- The Project is a simulation of Pinterest Data Processing Pipeline using both Batch and Streaming Processing techniques with BigData tools including FastAPI, Kafka, AWS S3, Pyspark API (Batch Processing and Structured Streaming), Airflow, Docker Postgresql.
- After setting up the GitHub repository for this project, the next step was to get ready for the data Ingestion phase, i configured the pinterest API using pytnon FastAPI framework, in the Pinterest/User_Emulation file, there is a python file user_posting_emulation.py that when run, it infinitely sends in user posting to the end point "/pin" in the local host.
- In the Pinterest_App_1/API, the project_pin_Pin_API.py file listens to the messages being sent to this "/pin" endpoint and a request response 200 ok is seen on our console if the API is configured properly
- To complete our Data ingestion phase, we need to send these users post containing specified key: value information to kafka for batch or stream processing
- For the above action we first need to create a kafka producer instance, kafka producer would get these messages and write them into the specified kafkatopic with the help of kafka broker.
- The code below shows how the kafka producer instance was initiated within our program
pin_producer = KafkaProducer(
bootstrap_servers="localhost:9092",
client_id="Pinterest producer",
value_serializer=lambda mlmessage: dumps(mlmessage).encode("ascii")
# sends the data to the the kafkatopic: PinterestTopic
pin_producer.send(topic = "PinterestTopic", value = data)
)
- In this second milestone, our job is to orchestrate how to carry out the batch processing.
- First, we need to store these large amount of data in a cloud service in this case AWS S3 for later processing, we initiate this process by using the python Boto framework to connect to the required AWS service. The code below shows how we intatntiate an s3 bucket service for our program
aws_client = boto3.resource('s3')
aws_client.create_bucket(
Bucket='pinterestdata',
CreateBucketConfiguration={
'LocationConstraint': 'eu-west-1',
},
)
- The next step is to connect kafka to the s3 bucket to allow our data to be sent directly to the cloud on extraction. We need another kafka client "kafkaConsumer" to subscribe to the kafkaTopic produced in our first milestone. The code below illustrates how to create a kafka Consumer
def create_consumer_instance():
data_batch_consumer = KafkaConsumer(
bootstrap_servers="localhost:9092",
value_deserializer=lambda message: loads(message),
auto_offset_reset="earliest" # This value ensures the messages are read from the beginning
)
data_batch_consumer.subscribe(topics=["PinterestTopic", ])
return data_batch_consumer
#Note that we are reading from the same topic as milestone one
The complete code can be found in Pinterest_App_1/API/batch_consumer.py file
- Now we need to connect our kafkaConsumer to the AWS S3 cloud we created in the beginning of this milestone.
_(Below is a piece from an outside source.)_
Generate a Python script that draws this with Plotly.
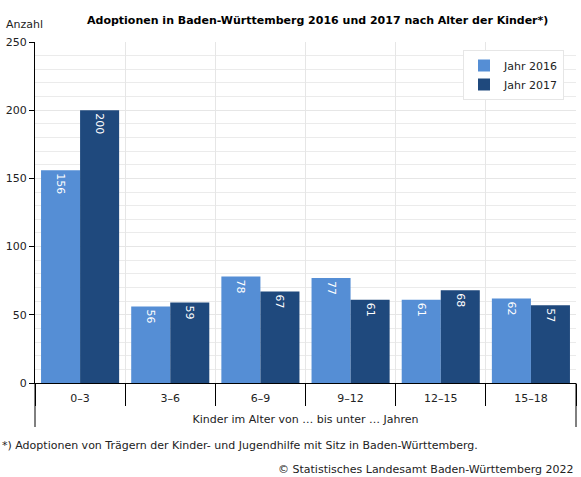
import plotly.graph_objects as go

categories = ["0\u20133", "3\u20136", "6\u20139", "9\u201312", "12\u201315", "15\u201318"]
values_2016 = [156, 56, 78, 77, 61, 62]
values_2017 = [200, 59, 67, 61, 68, 57]
series_names = ["Jahr 2016", "Jahr 2017"]
y_ticks = [0, 50, 100, 150, 200, 250]

FONT = "DejaVu Sans"
C16 = "#558ed5"
C17 = "#1f497d"

fig = go.Figure()
for name, vals, col in [(series_names[0], values_2016, C16), (series_names[1], values_2017, C17)]:
    fig.add_trace(go.Bar(
        x=categories, y=vals, name=name, marker=dict(color=col, line=dict(width=0)),
        text=[str(v) for v in vals], textposition="inside", insidetextanchor="end",
        textangle=90, textfont=dict(color="white", size=11, family=FONT),
        constraintext="none", cliponaxis=False,
    ))

fig.update_layout(
    width=581, height=477,
    margin=dict(l=35, r=5, t=42, b=94),
    paper_bgcolor="white", plot_bgcolor="white",
    barmode="group", bargap=0.134, bargroupgap=0,
    font=dict(family=FONT, size=11, color="#222"),
    showlegend=True,
    legend=dict(x=(564 - 35) / 541, y=(383 - 50) / 341, xanchor="right", yanchor="top",
                bgcolor="white", bordercolor="#e6e6e6", borderwidth=1,
                font=dict(size=11, family=FONT, color="#222"),
                itemwidth=30, tracegroupgap=0),
    xaxis=dict(type="category", tickson="boundaries", ticks="outside", ticklen=22,
               tickcolor="black", tickwidth=1, showline=True, linecolor="black", linewidth=1,
               showgrid=True, gridcolor="#e6e6e6", gridwidth=1,
               tickfont=dict(size=11, family=FONT, color="#222"), ticklabelstandoff=5,
               title=dict(text="Kinder im Alter von \u2026 bis unter \u2026 Jahren",
                          font=dict(size=11, family=FONT, color="#222"), standoff=11),
               range=[-0.5, 5.5]),
    yaxis=dict(range=[0, 250], tickvals=y_ticks, ticks="outside", ticklen=5,
               tickcolor="black", showline=True, linecolor="black", linewidth=1,
               showgrid=True, gridcolor="#e6e6e6", gridwidth=1, zeroline=False,
               tickfont=dict(size=11, family=FONT, color="#222"),
               minor=dict(dtick=10, showgrid=True, gridcolor="#ebebeb", ticks="")),
)

# extended outer lines below the category axis
for xp in [0, 1]:
    fig.add_shape(type="line", xref="paper", yref="paper", x0=xp, x1=xp, y0=0, y1=-44/341,
                  line=dict(color="black", width=1))

fig.add_annotation(text="<b>Adoptionen in Baden-W\u00fcrttemberg 2016 und 2017 nach Alter der Kinder*)</b>",
                   xref="paper", yref="paper", x=(317 - 35) / 541, y=1, yanchor="bottom",
                   xanchor="center", yshift=13, showarrow=False,
                   font=dict(size=11, family=FONT, color="black"))
fig.add_annotation(text="Anzahl", xref="paper", yref="paper", x=-31/541, y=1, xanchor="left",
                   yanchor="bottom", yshift=9, showarrow=False,
                   font=dict(size=11, family=FONT, color="#222"))
fig.add_annotation(text="*) Adoptionen von Tr\u00e4gern der Kinder- und Jugendhilfe mit Sitz in Baden-W\u00fcrttemberg.",
                   xref="paper", yref="paper", x=-35/541, y=-62/341, xanchor="left", yanchor="middle",
                   showarrow=False, font=dict(size=11, family=FONT, color="#222"))
fig.add_annotation(text="\u00a9 Statistisches Landesamt Baden-W\u00fcrttemberg 2022",
                   xref="paper", yref="paper", x=1, y=-86/341, xanchor="right", yanchor="middle",
                   showarrow=False, font=dict(size=11, family=FONT, color="#222"))

fig.write_html("out.html", config={"displayModeBar": False},
               post_script="document.body.style.margin='0px';")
This function defined in the Pinterest_App_1/API/batch_consumer.py file allows us to do this connection
def upload_to_s3(consumer_instance):
i = 0
for element in consumer_instance:
i += 1
message = element.value
message = dumps(message, indent=4)
bucket.put_object(Body=message, Key= f'consumer{i}.json')
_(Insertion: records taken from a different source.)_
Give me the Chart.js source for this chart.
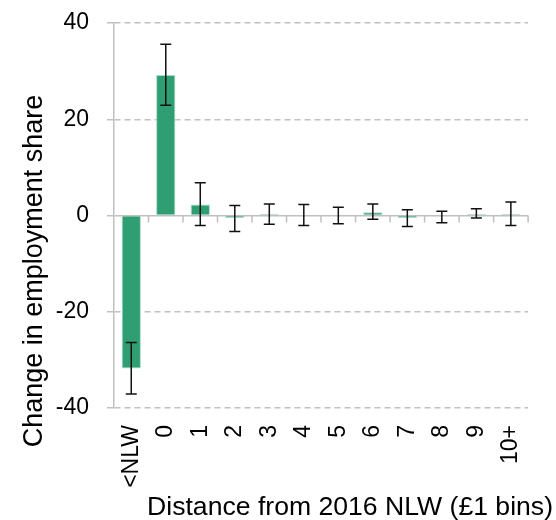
<!DOCTYPE html>
<html>
<head>
<meta charset="utf-8">
<script src="https://cdn.jsdelivr.net/npm/chart.js@4.4.1/dist/chart.umd.min.js"></script>
<style>
  html, body { margin: 0; padding: 0; background: #fff; }
</style>
</head>
<body>
<canvas id="chart" width="556" height="520"></canvas>
<script>
const bins = ['<NLW', '0', '1', '2', '3', '4', '5', '6', '7', '8', '9', '10+'];
const shareChange = [-31.8, 29.2, 2.3, -0.5, 0.3, 0.0, 0.0, 0.7, -0.5, -0.2, 0.3, 0.3];
const ciLow = [-37.1, 22.9, -2.1, -3.3, -1.8, -2.1, -1.7, -0.8, -2.3, -1.5, -0.5, -2.1];
const ciHigh = [-26.4, 35.6, 6.8, 2.1, 2.4, 2.3, 1.7, 2.4, 1.2, 0.9, 1.4, 2.8];
const yTicks = [-40, -20, 0, 20, 40];

const FONT = 'Liberation Sans, Arial, sans-serif';
const GREY = '#c0c0c0';

// error bars, zero-line ticks and the two axis titles
const extras = {
  id: 'extras',
  afterDatasetsDraw(chart) {
    const ctx = chart.ctx;
    const y = chart.scales.y;
    const area = chart.chartArea;
    const meta = chart.getDatasetMeta(0);

    // ticks hanging off the zero line at category boundaries
    const y0 = y.getPixelForValue(0);
    const step = (area.right - area.left) / bins.length;
    ctx.save();
    ctx.strokeStyle = GREY;
    ctx.lineWidth = 1.5;
    ctx.beginPath();
    for (let i = 1; i <= bins.length; i++) {
      const x = area.left + i * step;
      ctx.moveTo(x, y0);
      ctx.lineTo(x, y0 + 7);
    }
    ctx.stroke();

    ctx.strokeStyle = '#111';
    ctx.lineWidth = 1.5;
    meta.data.forEach((bar, i) => {
      const hi = y.getPixelForValue(ciHigh[i]);
      const lo = y.getPixelForValue(ciLow[i]);
      ctx.beginPath();
      ctx.moveTo(bar.x, hi);
      ctx.lineTo(bar.x, lo);
      ctx.moveTo(bar.x - 5.5, hi);
      ctx.lineTo(bar.x + 5.5, hi);
      ctx.moveTo(bar.x - 5.5, lo);
      ctx.lineTo(bar.x + 5.5, lo);
      ctx.stroke();
    });

    ctx.fillStyle = '#000';
    ctx.font = '26.6px ' + FONT;
    ctx.textBaseline = 'alphabetic';
    ctx.textAlign = 'right';
    ctx.fillText('Distance from 2016 NLW (£1 bins)', 553, 515);

    ctx.font = '27px ' + FONT;
    ctx.translate(42, 271);
    ctx.rotate(-Math.PI / 2);
    ctx.textAlign = 'center';
    ctx.fillText('Change in employment share', 0, 0);
    ctx.restore();
  }
};

new Chart(document.getElementById('chart'), {
  type: 'bar',
  data: {
    labels: bins,
    datasets: [{
      data: shareChange,
      backgroundColor: '#2f9e72',
      borderColor: '#a9dcc6',
      borderWidth: 1,
      barPercentage: 0.56,
      categoryPercentage: 1
    }]
  },
  options: {
    responsive: false,
    animation: false,
    layout: { padding: { top: 23, right: 13, left: 0, bottom: 0 } },
    plugins: {
      legend: { display: false },
      tooltip: { enabled: false }
    },
    scales: {
      x: {
        grid: { display: false, drawTicks: false },
        border: { display: false },
        ticks: {
          autoSkip: false,
          minRotation: 90,
          maxRotation: 90,
          padding: 17,
          color: '#000',
          font: { family: FONT, size: 23 }
        },
        afterFit(scale) { scale.height = 112; }
      },
      y: {
        min: -40,
        max: 40,
        afterBuildTicks(scale) { scale.ticks = yTicks.map(v => ({ value: v })); },
        grid: {
          color: GREY,
          lineWidth: 1.5,
          tickLength: 7,
          tickColor: GREY
        },
        border: {
          display: true,
          color: GREY,
          width: 1.5,
          dash: ctx => (ctx.tick && ctx.tick.value !== 0 ? [6, 4] : [])
        },
        ticks: {
          padding: 18,
          color: '#000',
          font: { family: FONT, size: 23 }
        },
        afterFit(scale) {
          scale.width = 114;
          scale.paddingTop = 0;
          scale.paddingBottom = 0;
        }
      }
    }
  },
  plugins: [extras]
});
</script>
</body>
</html>
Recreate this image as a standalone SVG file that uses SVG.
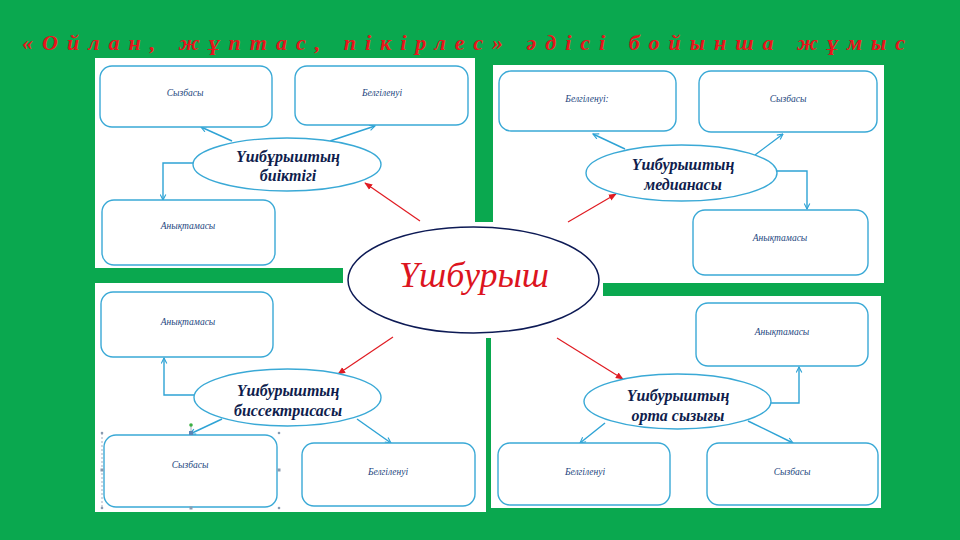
<svg xmlns="http://www.w3.org/2000/svg" width="960" height="540" viewBox="0 0 960 540">
<defs>
<style>
.panel{fill:#ffffff}
.box{fill:#ffffff;stroke:#3aa9d6;stroke-width:1.4}
.lbl{font-family:"Liberation Serif",serif;font-style:italic;font-size:9.5px;fill:#23467e;text-anchor:middle}
.oval{fill:#ffffff;stroke:#3aa9d6;stroke-width:1.4}
.otx{font-family:"Liberation Serif",serif;font-style:italic;font-weight:bold;font-size:16px;fill:#0f1d4d;text-anchor:middle}
.blue{fill:none;stroke:#2ea3d5;stroke-width:1.4;marker-end:url(#ab)}
.red{fill:none;stroke:#e01b22;stroke-width:1.2;marker-end:url(#ar)}
.hd{fill:#8a9bb0}
</style>
<marker id="ab" viewBox="0 0 10 10" refX="9" refY="5" markerWidth="7" markerHeight="7" orient="auto" markerUnits="userSpaceOnUse">
<path d="M1,1 L9,5 L1,9" fill="none" stroke="#2ea3d5" stroke-width="1.6"/>
</marker>
<marker id="ar" viewBox="0 0 10 10" refX="9" refY="5" markerWidth="8" markerHeight="8" orient="auto" markerUnits="userSpaceOnUse">
<path d="M0,1 L10,5 L0,9 Z" fill="#e01b22"/>
</marker>
</defs>
<rect width="960" height="540" fill="#0aa84f"/>
<text id="title" x="22" y="50" textLength="883" lengthAdjust="spacing" font-family="'Liberation Serif',serif" font-style="italic" font-weight="bold" font-size="22" fill="#e8141c">«Ойлан, жұптас, пікірлес» әдісі бойынша жұмыс</text>

<g id="panels">
<rect class="panel" x="95" y="58" width="380" height="210"/>
<rect class="panel" x="493" y="65" width="391" height="218"/>
<rect class="panel" x="95" y="283" width="391" height="229"/>
<rect class="panel" x="491" y="296" width="390" height="212"/>
<rect class="panel" x="343" y="222" width="260" height="116"/>
</g>

<g id="connectors">
<path class="blue" d="M232,141 L201,127"/>
<path class="blue" d="M330,141 L375,126"/>
<path class="blue" d="M193,163 L163,163 L163,200"/>
<path class="blue" d="M625,149 L593,134"/>
<path class="blue" d="M755,155 L783,134"/>
<path class="blue" d="M777,171 L807,171 L807,209"/>
<path class="blue" d="M194,395 L164,395 L164,358"/>
<path class="blue" d="M222,419 L190,434"/>
<path class="blue" d="M357,419 L391,443"/>
<path class="blue" d="M771,403 L799,403 L799,367"/>
<path class="blue" d="M605,423 L580,443"/>
<path class="blue" d="M748,421 L793,443"/>
<path class="red" d="M420,221 L365,183"/>
<path class="red" d="M568,222 L616,194"/>
<path class="red" d="M393,337 L338,374"/>
<path class="red" d="M557,338 L623,379"/>
</g>

<g id="tl-sizbasy"><rect class="box" x="100" y="66" width="172" height="61" rx="12"/><text class="lbl" x="185" y="96">Сызбасы</text></g>
<g id="tl-belgilenui"><rect class="box" x="295" y="66" width="173" height="59" rx="12"/><text class="lbl" x="382" y="96">Белгіленуі</text></g>
<g id="tl-anyktamasy"><rect class="box" x="102" y="200" width="173" height="65" rx="12"/><text class="lbl" x="188" y="229">Анықтамасы</text></g>
<g id="tl-oval"><ellipse class="oval" cx="287" cy="164.5" rx="94" ry="26.5"/><text class="otx" x="288" y="162">Үшбұрыштың</text><text class="otx" x="288" y="181">биіктігі</text></g>

<g id="tr-belgilenui"><rect class="box" x="499" y="71" width="177" height="60" rx="12"/><text class="lbl" x="587" y="102">Белгіленуі:</text></g>
<g id="tr-sizbasy"><rect class="box" x="699" y="71" width="178" height="61" rx="12"/><text class="lbl" x="788" y="102">Сызбасы</text></g>
<g id="tr-anyktamasy"><rect class="box" x="693" y="210" width="175" height="65" rx="12"/><text class="lbl" x="780" y="241">Анықтамасы</text></g>
<g id="tr-oval"><ellipse class="oval" cx="681.5" cy="173" rx="95.5" ry="28"/><text class="otx" x="683" y="170">Үшбурыштың</text><text class="otx" x="683" y="190">медианасы</text></g>

<g id="bl-anyktamasy"><rect class="box" x="101" y="292" width="172" height="65" rx="12"/><text class="lbl" x="188" y="325">Анықтамасы</text></g>
<g id="bl-sizbasy"><rect class="box" x="104" y="435" width="173" height="72" rx="12"/><text class="lbl" x="190" y="468">Сызбасы</text></g>
<g id="bl-belgilenui"><rect class="box" x="302" y="443" width="173" height="63" rx="12"/><text class="lbl" x="388" y="475">Белгіленуі</text></g>
<g id="bl-oval"><ellipse class="oval" cx="287.5" cy="397.5" rx="93.5" ry="28.5"/><text class="otx" x="288" y="396">Үшбурыштың</text><text class="otx" x="288" y="416">биссектрисасы</text></g>
<g id="bl-handles">
<line x1="102" y1="433" x2="102" y2="508" stroke="#8a9bb0" stroke-width="0.8" stroke-dasharray="2,2"/>
<line x1="191" y1="425" x2="191" y2="433" stroke="#8a9bb0" stroke-width="0.8"/>
<circle cx="191" cy="425" r="1.8" fill="#3cb043"/>
<rect x="189" y="431" width="4" height="4" fill="#5a86b8"/>
<circle class="hd" cx="102" cy="433" r="1.3"/><circle class="hd" cx="279" cy="433" r="1.3"/>
<circle class="hd" cx="102" cy="508" r="1.3"/><circle class="hd" cx="279" cy="508" r="1.3"/>
<rect class="hd" x="100.5" y="468.5" width="3" height="3"/><rect class="hd" x="277.5" y="468.5" width="3" height="3"/>
<rect class="hd" x="189.5" y="506.5" width="3" height="3"/>
</g>

<g id="br-anyktamasy"><rect class="box" x="696" y="303" width="172" height="63" rx="12"/><text class="lbl" x="782" y="335">Анықтамасы</text></g>
<g id="br-belgilenui"><rect class="box" x="498" y="443" width="172" height="62" rx="12"/><text class="lbl" x="585" y="475">Белгіленуі</text></g>
<g id="br-sizbasy"><rect class="box" x="707" y="443" width="171" height="62" rx="12"/><text class="lbl" x="792" y="475">Сызбасы</text></g>
<g id="br-oval"><ellipse class="oval" cx="677.5" cy="401.5" rx="93.5" ry="27.5"/><text class="otx" x="678" y="401">Үшбурыштың</text><text class="otx" x="678" y="421">орта сызығы</text></g>

<g id="center"><ellipse cx="473.5" cy="280" rx="125.5" ry="53" fill="#ffffff" stroke="#0d1a55" stroke-width="1.5"/><text x="474" y="287" text-anchor="middle" font-family="'Liberation Serif',serif" font-style="italic" font-size="36" fill="#dc1420">Үшбурыш</text></g>
</svg>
- When we are ready to perform the batch processing, we need to connect our spark program to the s3 bucket so that the spark engine can read these data directle and perform necessary data transformation actions as required
- In the batch_processing.py file we complete our batch processing by first pulling our data directly from the cloud service by providing required variables and configuration to initiate the spark engine, we then defined seven (7) udf (User defined functions) to carry out the required transformation process on the raw data we pulled
- The result of this process is printed on our screen.